Quest'orientamento, però, non è condivisibile poiché, qualora all'impugnazione del pubblico ministero si affianchi l'impugnazione dell'imputato o quella delle parti civili ai soli effetti civili, ed i gravami proposti dalle parti private vengano rigettati, si accollano pur sempre a tali parti spese provocate (anche) dalla propria impugnazione e trattandosi di obbligazione con unicità di causa, di oggetto e di titolo, per essa opera il principio di solidarietà tra condebitori stabilito dall'art. 1294 cod. civ. Proprio in considerazione della natura officiosa del procedimento, poi, non è possibile distinguere tra spese ricollegate all'impugnazione della parte pubblica o di quella privata, non esistendo, nel processo penale, alcun criterio idoneo a disciplinare una ripartizione delle spese tra le parti.

L'accoglimento dell'impugnazione del P.M. avverso una sentenza di proscioglimento, del resto, non comporta necessariamente un giudizio di fondatezza ed accoglibilità dell'azione civile, tanto dovendo risultare da un ulteriore esame delle condizioni necessarie per l'accoglimento della domanda, esame che è precluso in difetto di apposita impugnazione della parte civile. Nella specie, inoltre, il P.M. aveva impugnato la sentenza di primo grado limitatamente alla pronuncia di improcedibilità nei confronti del solo N. per prescrizione del reato, mentre le doglianze svolte dalla parte civile Ministero dell'ambiente si rivolgevano anche nei confronti degli altri imputati.

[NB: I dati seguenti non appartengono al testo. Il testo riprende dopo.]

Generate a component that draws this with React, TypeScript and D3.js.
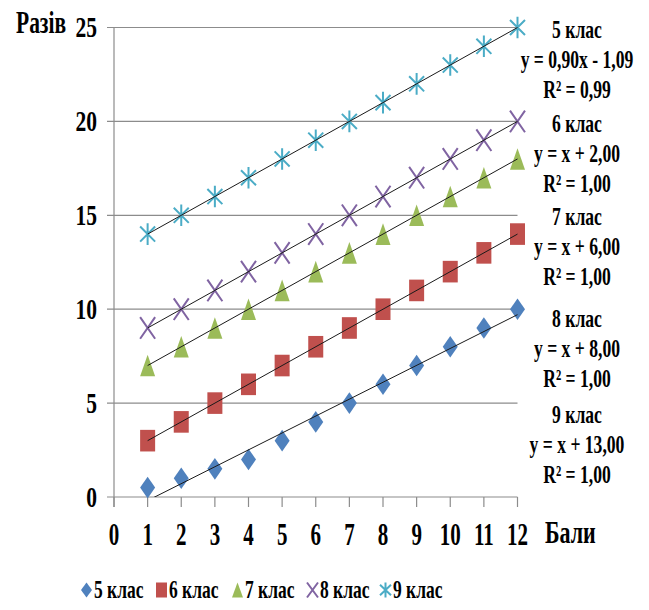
import React from "react";
import * as d3 from "d3";

const xs = [1, 2, 3, 4, 5, 6, 7, 8, 9, 10, 11, 12];
const grade5 = [0.5, 1, 1.5, 2, 3, 4, 5, 6, 7, 8, 9, 10];
const grade6 = [3, 4, 5, 6, 7, 8, 9, 10, 11, 12, 13, 14];
const grade7 = [7, 8, 9, 10, 11, 12, 13, 14, 15, 16, 17, 18];
const grade8 = [9, 10, 11, 12, 13, 14, 15, 16, 17, 18, 19, 20];
const grade9 = [14, 15, 16, 17, 18, 19, 20, 21, 22, 23, 24, 25];

const seriesNames = ["5 клас", "6 клас", "7 клас", "8 клас", "9 клас"];
const seriesColors = ["#4F81BD", "#C0504D", "#9BBB59", "#8064A2", "#4BACC6"];
const seriesShapes = ["diamond", "square", "triangle", "x", "star"];
// trendline slope / intercept per series
const trendSlopes = [0.9, 1, 1, 1, 1];
const trendIntercepts = [-1.09, 2, 6, 8, 13];

const trendLabels = [
  ["5 клас", "y = 0,90x - 1,09", "R² = 0,99"],
  ["6 клас", "y = x + 2,00", "R² = 1,00"],
  ["7 клас", "y = x + 6,00", "R² = 1,00"],
  ["8 клас", "y = x + 8,00", "R² = 1,00"],
  ["9 клас", "y = x + 13,00", "R² = 1,00"],
];
const trendLabelTops = [38, 132, 225, 327, 423];

const yTicks = [0, 5, 10, 15, 20, 25];
const xTicks = [0, 1, 2, 3, 4, 5, 6, 7, 8, 9, 10, 11, 12];

const FONT = "'Liberation Serif', 'Times New Roman', serif";

function Txt({ x, y, size, sy = 1.4, anchor = "start", children }: any) {
  return (
    <text
      transform={`translate(${x},${y}) scale(1,${sy})`}
      fontSize={size}
      fontFamily={FONT}
      fontWeight="bold"
      textAnchor={anchor}
      fill="#000"
    >
      {children}
    </text>
  );
}

function Marker({ shape, color, cx, cy, w, h }: any) {
  const sw = 2;
  switch (shape) {
    case "diamond":
      return <path d={`M${cx},${cy - h}L${cx + w},${cy}L${cx},${cy + h}L${cx - w},${cy}Z`} fill={color} />;
    case "square":
      return <rect x={cx - w} y={cy - h} width={2 * w} height={2 * h} fill={color} />;
    case "triangle":
      return <path d={`M${cx},${cy - h}L${cx + w},${cy + h}L${cx - w},${cy + h}Z`} fill={color} />;
    case "x":
      return (
        <path
          d={`M${cx - w},${cy - h}L${cx + w},${cy + h}M${cx - w},${cy + h}L${cx + w},${cy - h}`}
          stroke={color}
          strokeWidth={sw}
          fill="none"
        />
      );
    default:
      return (
        <path
          d={`M${cx - w},${cy - h * 0.7}L${cx + w},${cy + h * 0.7}M${cx - w},${cy + h * 0.7}L${cx + w},${cy - h * 0.7}M${cx},${cy - h}L${cx},${cy + h}`}
          stroke={color}
          strokeWidth={sw}
          fill="none"
        />
      );
  }
}

export default function App() {
  const x = d3.scaleLinear().domain([0, 12]).range([114, 517.5]);
  const y = d3.scaleLinear().domain([0, 25]).range([497, 27.5]);
  const data = [grade5, grade6, grade7, grade8, grade9];
  const grid = "#8c8c8c";

  const legendX = [81, 156, 232, 307, 380];

  return (
    <svg width={649} height={610} style={{ position: "absolute", left: 0, top: 0 }}>
      <rect width={649} height={610} fill="#fff" />
      <defs>
        <clipPath id="plot">
          <rect x={x(0)} y={y(25) - 2} width={x(12) - x(0) + 2} height={y(0) - y(25) + 2} />
        </clipPath>
      </defs>

      {/* horizontal gridlines */}
      {yTicks.map((t) => (
        <line key={t} x1={107} x2={x(12)} y1={y(t)} y2={y(t)} stroke={grid} strokeWidth={1.2} />
      ))}
      {/* vertical axis */}
      <line x1={x(0)} x2={x(0)} y1={y(25)} y2={y(0) + 10} stroke={grid} strokeWidth={1.2} />
      {/* x tick marks */}
      {xTicks.map((t) => (
        <line key={t} x1={x(t)} x2={x(t)} y1={y(0)} y2={y(0) + 10} stroke={grid} strokeWidth={1.2} />
      ))}

      {/* y tick labels */}
      {yTicks.map((t) => (
        <Txt key={t} x={97} y={y(t) + 9.5} size={21.5} sy={1.4} anchor="end">
          {t}
        </Txt>
      ))}
      {/* x tick labels */}
      {xTicks.map((t) => (
        <Txt key={t} x={x(t)} y={545} size={21} sy={1.55} anchor="middle">
          {t}
        </Txt>
      ))}

      <Txt x={16} y={33} size={21.5} sy={1.48}>Разів</Txt>
      <Txt x={545} y={543} size={22} sy={1.48}>Бали</Txt>

      {/* markers */}
      {data.map((vals, si) =>
        vals.map((v, i) => (
          <Marker
            key={`${si}-${i}`}
            shape={seriesShapes[si]}
            color={seriesColors[si]}
            cx={x(xs[i])}
            cy={y(v)}
            w={7.5}
            h={10.8}
          />
        ))
      )}

      {/* linear trendlines */}
      <g clipPath="url(#plot)">
        {trendSlopes.map((m, si) => {
          const b = trendIntercepts[si];
          const x0 = xs[0];
          const x1 = xs[xs.length - 1];
          return (
            <line
              key={si}
              x1={x(x0)}
              y1={y(m * x0 + b)}
              x2={x(x1)}
              y2={y(m * x1 + b)}
              stroke="#1a1a1a"
              strokeWidth={1}
            />
          );
        })}
      </g>

      {/* trendline equations */}
      {trendLabels.map((lines, bi) =>
        lines.map((s, li) => (
          <Txt key={`${bi}-${li}`} x={577} y={trendLabelTops[bi] + li * 30} size={17.6} sy={1.4} anchor="middle">
            {s}
          </Txt>
        ))
      )}

      {/* legend */}
      {seriesNames.map((n, si) => (
        <g key={n}>
          <Marker
            shape={seriesShapes[si]}
            color={seriesColors[si]}
            cx={legendX[si] + 5.5}
            cy={590}
            w={5.5}
            h={7.5}
          />
          <Txt x={legendX[si] + 13} y={598} size={17.5} sy={1.5}>
            {n}
          </Txt>
        </g>
      ))}
    </svg>
  );
}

12. La prescrizione dei reati preclude la valutazione degli altri motivi di ricorso, riferiti a pretesi vizi di motivazione, il cui eventuale accoglimento imporrebbe un non consentito annullamento con rinvio della sentenza impugnata.

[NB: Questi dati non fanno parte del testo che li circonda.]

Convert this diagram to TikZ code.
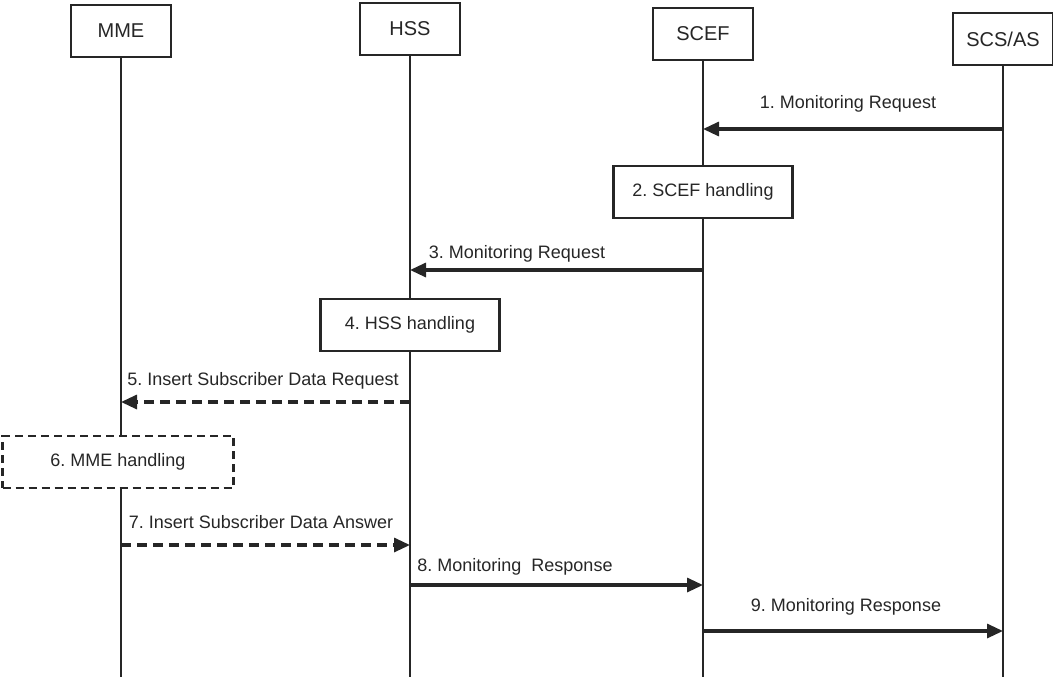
\documentclass[tikz,border=0pt]{standalone}
\usepackage{fontspec}
\setmainfont{Liberation Sans}
\frenchspacing
\usetikzlibrary{arrows.meta}
\definecolor{ink}{HTML}{262626}
\tikzstyle{actor} = [rectangle, minimum width=100pt, minimum height=52pt, draw=ink, line width=2.2pt, fill=white, text=ink, font=\fontsize{20}{22}\selectfont]
\tikzstyle{handling} = [rectangle, minimum width=179pt, minimum height=52pt, draw=ink, line width=2.2pt, fill=white, text=ink, font=\fontsize{18}{20}\selectfont]
\tikzstyle{dashhandling} = [handling, dash pattern=on 8pt off 5pt, minimum width=231pt]
\tikzstyle{lifeline} = [ink, line width=2.2pt]
\tikzstyle{arrow} = [ink, line width=3.2pt, -{Triangle[length=16pt,width=14pt]}]
\tikzstyle{dasharrow} = [arrow, dash pattern=on 10pt off 6pt]
\tikzstyle{msg} = [text=ink, font=\fontsize{18}{20}\selectfont, inner sep=0]

\begin{document}
\begin{tikzpicture}[x=1pt,y=-1pt]
\useasboundingbox (0,0) rectangle (1053,681);
% entities
\node[actor] (mme) at (121,31) {MME};
\node[actor] (hss) at (410,29) {HSS};
\node[actor] (scef) at (703,34) {SCEF};
\node[actor] (scs) at (1003,39) {SCS/AS};
\foreach \a in {mme,hss,scef,scs}
  \draw[lifeline] (\a.south) -- (\a.south |- 0,677);
% steps 1-2
\draw[arrow] (scs.south |- 0,129) -- (scef.south |- 0,129);
\node[msg] (m1) at (848,104) {1. Monitoring Request};
\node[handling] (h2) at (703,192) {2. SCEF handling};
% steps 3-4
\draw[arrow] (scef.south |- 0,270) -- (hss.south |- 0,270);
\node[msg] (m3) at (517,254) {3. Monitoring Request};
\node[handling] (h4) at (410,325) {4. HSS handling};
% steps 5-7
\draw[dasharrow] (hss.south |- 0,402) -- (mme.south |- 0,402);
\node[msg] (m5) at (263,381) {5. Insert Subscriber Data Request};
\node[dashhandling] (h6) at (118,462) {6. MME handling};
\draw[dasharrow] (mme.south |- 0,545) -- (hss.south |- 0,545);
\node[msg] (m7) at (261,522) {7. Insert Subscriber Data Answer};
% steps 8-9
\draw[arrow] (hss.south |- 0,585) -- (scef.south |- 0,585);
\node[msg] (m8) at (515,567) {8. Monitoring\ \ Response};
\draw[arrow] (scef.south |- 0,631) -- (scs.south |- 0,631);
\node[msg] (m9) at (846,607) {9. Monitoring Response};
\end{tikzpicture}
\end{document}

Alla stregua di tutte le argomentazioni dianzi svolte devono dichiararsi inammissibili i ricorsi del responsabile civile s.r.l. "B. A.", del Procuratore generale e delle parti civili Ministero dell'ambiente e Comune di San Giorgio in Bosco, mentre vanno rigettati i ricorsi proposti dagli imputati.

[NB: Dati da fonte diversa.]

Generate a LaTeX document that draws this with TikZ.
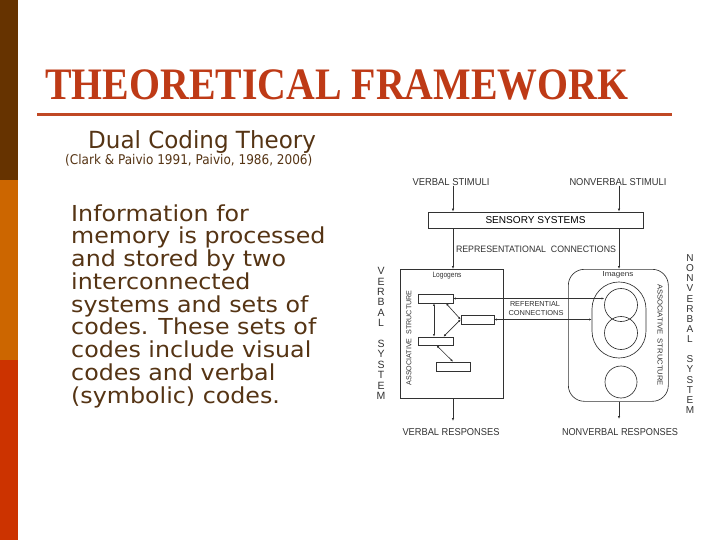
\documentclass[tikz,border=0pt]{standalone}
\usepackage{fontspec}
\usepackage{graphicx}
\setmainfont{Liberation Serif}
\newfontfamily\titlefont[FakeStretch=0.885]{Liberation Serif}
\newfontfamily\bodyfont[FakeStretch=1.08]{DejaVu Sans}
\newfontfamily\headfont[FakeStretch=0.975]{DejaVu Sans}
\newfontfamily\citefont[FakeStretch=0.9]{DejaVu Sans}
\newfontfamily\diagfont{Liberation Sans}
\usetikzlibrary{arrows.meta}
\definecolor{barA}{RGB}{102,51,0}
\definecolor{barB}{RGB}{204,102,0}
\definecolor{barC}{RGB}{204,51,0}
\definecolor{titlecol}{RGB}{190,58,22}
\definecolor{rulecol}{RGB}{192,72,36}
\definecolor{txtcol}{RGB}{85,52,20}
\definecolor{ink}{RGB}{50,50,50}
\newcommand{\fitto}[3]{\resizebox{#1}{#2}{\diagfont #3}}
\begin{document}
\begin{tikzpicture}[x=1pt,y=-1pt,
  lbl/.style={inner sep=0pt, text=ink},
  ln/.style={draw=ink, line width=0.65pt},
  boxed/.style={draw=ink, line width=0.65pt, inner sep=0pt},
  arr/.style={ln, -{Latex[length=3pt,width=2.4pt]}},
  darr/.style={ln, {Latex[length=2.6pt,width=2.2pt]}-{Latex[length=2.6pt,width=2.2pt]}},
  ]
\useasboundingbox (0,0) rectangle (720,540);
\fill[white] (0,0) rectangle (720,540);
% side bars
\fill[barA] (0,0) rectangle (18,180);
\fill[barB] (0,180) rectangle (18,360);
\fill[barC] (0,360) rectangle (18,540);
% title
\node[anchor=base west, inner sep=0pt, text=titlecol, font=\titlefont\bfseries\fontsize{45}{45}\selectfont] (title) at (45,100) {THEORETICAL FRAMEWORK};
\draw[rulecol, line width=3.2pt] (37,114.5) -- (672,114.5);
\node[anchor=base west, inner sep=0pt, text=txtcol, font=\headfont\fontsize{23.6}{23.6}\selectfont] (sub) at (88,148.5) {Dual Coding Theory};
\node[anchor=base west, inner sep=0pt, text=txtcol, font=\citefont\fontsize{13.4}{13.4}\selectfont] (cite) at (65,164.5) {(Clark \& Paivio 1991, Paivio, 1986, 2006)};
% body
\node[anchor=north west, inner sep=0pt, align=left, text=txtcol, font=\bodyfont\fontsize{22}{22.75}\selectfont] (body) at (71,204.3) {Information for\\memory is processed\\and stored by two\\interconnected\\systems and sets of\\codes. These sets of\\codes include visual\\codes and verbal\\(symbolic) codes.};
% ---------- diagram ----------
\coordinate (vx) at (453,0);
\coordinate (nx) at (619,0);
\node[lbl] (vs) at (451,182) {\fitto{77pt}{7pt}{VERBAL STIMULI}};
\node[lbl] (nvs) at (618,182) {\fitto{97pt}{7pt}{NONVERBAL STIMULI}};
\node[boxed, minimum width=215pt, minimum height=16pt] (sens) at (535.5,220) {\fitto{100pt}{7pt}{SENSORY SYSTEMS}};
\draw[arr] (vs.south -| vx) -- (sens.north -| vx);
\draw[arr] (nvs.south -| nx) -- (sens.north -| nx);
\node[lbl] (rep) at (536,249) {\fitto{160pt}{6.5pt}{REPRESENTATIONAL\ \ CONNECTIONS}};
% verbal system
\node[boxed, minimum width=103pt, minimum height=129pt, anchor=north west] (vbox) at (400,269) {};
\node[lbl] (logo) at (447,276) {\fitto{29pt}{5.3pt}{Logogens}};
\node[lbl, rotate=90] (vas) at (409,338) {\fitto{95pt}{5pt}{ASSOCIATIVE\ \ STRUCTURE}};
\node[boxed, minimum width=35pt, minimum height=9pt] (r1) at (435.5,298.5) {};
\node[boxed, minimum width=33pt, minimum height=9pt] (r2) at (477.5,319.5) {};
\node[boxed, minimum width=35pt, minimum height=8pt] (r3) at (435.5,341) {};
\node[boxed, minimum width=34pt, minimum height=9pt] (r4) at (453,366.5) {};
\draw[darr] ([xshift=-1.5pt]r1.south) -- ([xshift=-1.5pt]r3.north);
\draw[darr] ([xshift=10.5pt]r1.south) -- (r2.west);
\draw[darr] ([xshift=8pt]r3.north) -- (r2.west);
\draw[darr] ([xshift=1pt]r3.south) -- (r4.north);
% nonverbal system
\node[boxed, rounded corners=16pt, minimum width=100pt, minimum height=132pt, anchor=north west] (nvbox) at (568,269) {};
\node[lbl] (imag) at (618,275) {\fitto{31pt}{5pt}{Imagens}};
\node[boxed, rounded corners=26.9pt, minimum width=54pt, minimum height=76pt] (ov) at (619,320) {};
\node[boxed, circle, minimum size=33pt] (c1) at (621,305) {};
\node[boxed, circle, minimum size=33pt] (c2) at (621,333) {};
\node[boxed, circle, minimum size=32pt] (c3) at (621,382) {};
\node[lbl, rotate=-90] (nas) at (660,335) {\fitto{102pt}{5pt}{ASSOCIATIVE\ \ STRUCTURE}};
\draw[arr] (sens.south -| vx) -- (vbox.north -| vx);
\draw[arr] (sens.south -| nx) -- (nvbox.north -| nx);
% referential connections
\draw[darr] (r1.east) -- (r1.east -| c1.west);
\draw[darr] (r2.east) -- (r2.east -| ov.west);
\node[lbl] (ref1) at (535,304) {\fitto{50pt}{5pt}{REFERENTIAL}};
\node[lbl] (ref2) at (536,313) {\fitto{55pt}{5pt}{CONNECTIONS}};
% responses
\node[lbl] (vresp) at (451,432) {\fitto{97pt}{7pt}{VERBAL RESPONSES}};
\node[lbl] (nresp) at (620,432) {\fitto{116pt}{7pt}{NONVERBAL RESPONSES}};
\coordinate (vend) at (453,421);
\coordinate (nend) at (619,419);
\draw[arr] (vbox.south -| vx) -- (vend);
\draw[arr] (nvbox.south -| nx) -- (nend);
% side labels
\node[anchor=north, inner sep=0pt, align=center, text=ink, font=\diagfont\fontsize{10.5}{10.4}\selectfont] (vsys) at (381,267.3) {V\\E\\R\\B\\A\\L\\[10.4pt]S\\Y\\S\\T\\E\\M};
\node[anchor=north, inner sep=0pt, align=center, text=ink, font=\diagfont\fontsize{10}{10.13}\selectfont] (nsys) at (690,254.4) {N\\O\\N\\V\\E\\R\\B\\A\\L\\[10.13pt]S\\Y\\S\\T\\E\\M};
\end{tikzpicture}
\end{document}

Alle declaratorie di inammissibilità e di rigetto dei rispettivi ricorsi si connette la condanna delle parti private, in solido, al pagamento delle spese processuali, nonché quella delle parti civili Ministero dell'ambiente e Comune di San Giorgio in Bosco e del responsabile civile s.r.l. "B. A." al versamento della somma di euro 500,00 ciascuno, in favore della Cassa delle ammende.


P.Q.M


la Corte Suprema di Cassazione,
Visti gli artt. 607, 608, 615 e 616 c.p.p.,
dichiara inammissibili i ricorsi del responsabile civile s.r.l. "B. A.", del procuratore generale e delle parti civili Ministero dell'ambiente e Comune di San Giorgio in Bosco.

Rigetta i ricorsi di R. M., N. F. e B. O..
Condanna le parti private, in solido, al pagamento delle spese processuali e le parti civili ed il responsabile civile, ciascuno, al versamento della somma di euro 500,00 in favore della Cassa delle ammende.

ROMA, 11.11.2004


Depositata in cancelleria il 16 dicembre 2004.